You sell a currency with the expectation that its value will decrease and you can buy back at a lower value, benefiting from the difference.

The price at which the currency pair trades is based on the current exchange rate of the currencies in the pair, or the amount of the second currency that you would get in exchange for a unit of the first currency (for example, if you could exchange 1 EUR for 1.68 USD, the purchase and sale price your broker gives will be on either side of this number).
If the way brokers make a profit is by collecting the difference between the buy and sell prices of the currency pairs (the spread), the next logical question is: How much can a particular currency be expected to move? This depends on what the liquidity of the currency is like or how much is bought and sold at the same time.
The most liquid currency pairs are those with the highest supply and demand in the Forex market. It is the banks, companies, importers, exporters and traders that generate this supply and demand.

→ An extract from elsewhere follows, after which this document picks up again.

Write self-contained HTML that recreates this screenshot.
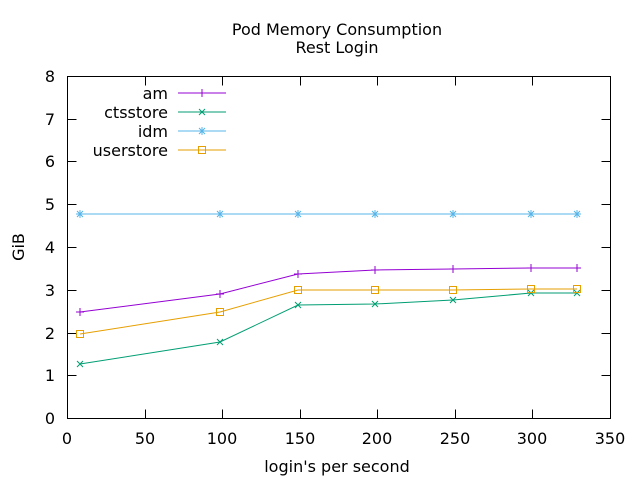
<!DOCTYPE html>
<html><head><style>body{margin:0;background:#fff}svg{display:block}text{font-family:"DejaVu Sans",sans-serif;fill:#000}</style></head>
<body>
<svg width="640" height="480" viewBox="0 0 640 480" xmlns="http://www.w3.org/2000/svg">
<rect x="67.5" y="76.5" width="543" height="342" fill="none" stroke="#000" stroke-width="1"/>
<g stroke="#000" stroke-width="1">
<path d="M67.5 418.5h9M610.5 418.5h-9M67.5 375.5h9M610.5 375.5h-9M67.5 333.5h9M610.5 333.5h-9M67.5 290.5h9M610.5 290.5h-9M67.5 247.5h9M610.5 247.5h-9M67.5 204.5h9M610.5 204.5h-9M67.5 161.5h9M610.5 161.5h-9M67.5 119.5h9M610.5 119.5h-9M67.5 76.5h9M610.5 76.5h-9"/>
<path d="M67.5 418.5v-9M67.5 76.5v9M145.5 418.5v-9M145.5 76.5v9M222.5 418.5v-9M222.5 76.5v9M300.5 418.5v-9M300.5 76.5v9M377.5 418.5v-9M377.5 76.5v9M455.5 418.5v-9M455.5 76.5v9M532.5 418.5v-9M532.5 76.5v9M610.5 418.5v-9M610.5 76.5v9"/>
</g>
<g font-size="16" text-anchor="end">
<text x="55" y="424">0</text><text x="55" y="381">1</text><text x="55" y="339">2</text><text x="55" y="296">3</text><text x="55" y="253">4</text><text x="55" y="210">5</text><text x="55" y="167">6</text><text x="55" y="125">7</text><text x="55" y="82">8</text>
</g>
<g font-size="16" text-anchor="middle">
<text x="67" y="444">0</text><text x="145" y="444">50</text><text x="222" y="444">100</text><text x="300" y="444">150</text><text x="377" y="444">200</text><text x="455" y="444">250</text><text x="532" y="444">300</text><text x="610" y="444">350</text>
<text x="337" y="472">login's per second</text>
<text x="337" y="35">Pod Memory Consumption</text>
<text x="337" y="53">Rest Login</text>
<text transform="translate(24,247) rotate(-90)">GiB</text>
</g>
<g font-size="16" text-anchor="end">
<text x="168" y="99">am</text><text x="168" y="118">ctsstore</text><text x="168" y="137">idm</text><text x="168" y="156">userstore</text>
</g>
<g fill="none" stroke-width="1">
<path stroke="#9400d3" d="M178 93h48M80 312L220 294L298 274L375 270L453 269L531 268L577 268"/>
<path stroke="#009e73" d="M178 112h48M80 364L220 342L298 305L375 304L453 300L531 293L577 293"/>
<path stroke="#56b4e9" d="M178 131h48M80 214L577 214"/>
<path stroke="#e69f00" d="M178 150h48M80 334L220 312L298 290L375 290L453 290L531 289L577 289"/>
</g>
<g stroke="#9400d3" fill="none"><path d="M198 93h8M202 89v8M76 312h8M80 308v8M216 294h8M220 290v8M294 274h8M298 270v8M371 270h8M375 266v8M449 269h8M453 265v8M527 268h8M531 264v8M573 268h8M577 264v8"/></g>
<g stroke="#009e73" fill="none"><path d="M199 109l6 6M205 109l-6 6M77 361l6 6M83 361l-6 6M217 339l6 6M223 339l-6 6M295 302l6 6M301 302l-6 6M372 301l6 6M378 301l-6 6M450 297l6 6M456 297l-6 6M528 290l6 6M534 290l-6 6M574 290l6 6M580 290l-6 6"/></g>
<g stroke="#56b4e9" fill="none"><path d="M198 131h8M202 127v8M199 128l6 6M205 128l-6 6"/>
<path d="M76 214h8M80 210v8M77 211l6 6M83 211l-6 6M216 214h8M220 210v8M217 211l6 6M223 211l-6 6M294 214h8M298 210v8M295 211l6 6M301 211l-6 6M371 214h8M375 210v8M372 211l6 6M378 211l-6 6M449 214h8M453 210v8M450 211l6 6M456 211l-6 6M527 214h8M531 210v8M528 211l6 6M534 211l-6 6M573 214h8M577 210v8M574 211l6 6M580 211l-6 6"/></g>
<g stroke="#e69f00" fill="none"><rect x="198.5" y="146.5" width="7" height="7"/><rect x="76.5" y="330.5" width="7" height="7"/><rect x="216.5" y="308.5" width="7" height="7"/><rect x="294.5" y="286.5" width="7" height="7"/><rect x="371.5" y="286.5" width="7" height="7"/><rect x="449.5" y="286.5" width="7" height="7"/><rect x="527.5" y="285.5" width="7" height="7"/><rect x="573.5" y="285.5" width="7" height="7"/></g>
</svg>
</body></html>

The major currency pairs tend to be the most liquid, with the EUR / USD currency pair moving 90-120 pips on an average day and therefore providing the most opportunities for short-term trading. In contrast, the AUD / NZD pair moves between 50 and 60 pips per day, and the USD / HKD currency pair only moves at an average of 32 pips per day (looking at the value of the currency pairs, most will appear with five decimal points).
The main Forex pairs tend to be the most liquid. However, there are also many opportunities between minor and exotic currencies, especially if you have some specialized knowledge about a certain currency.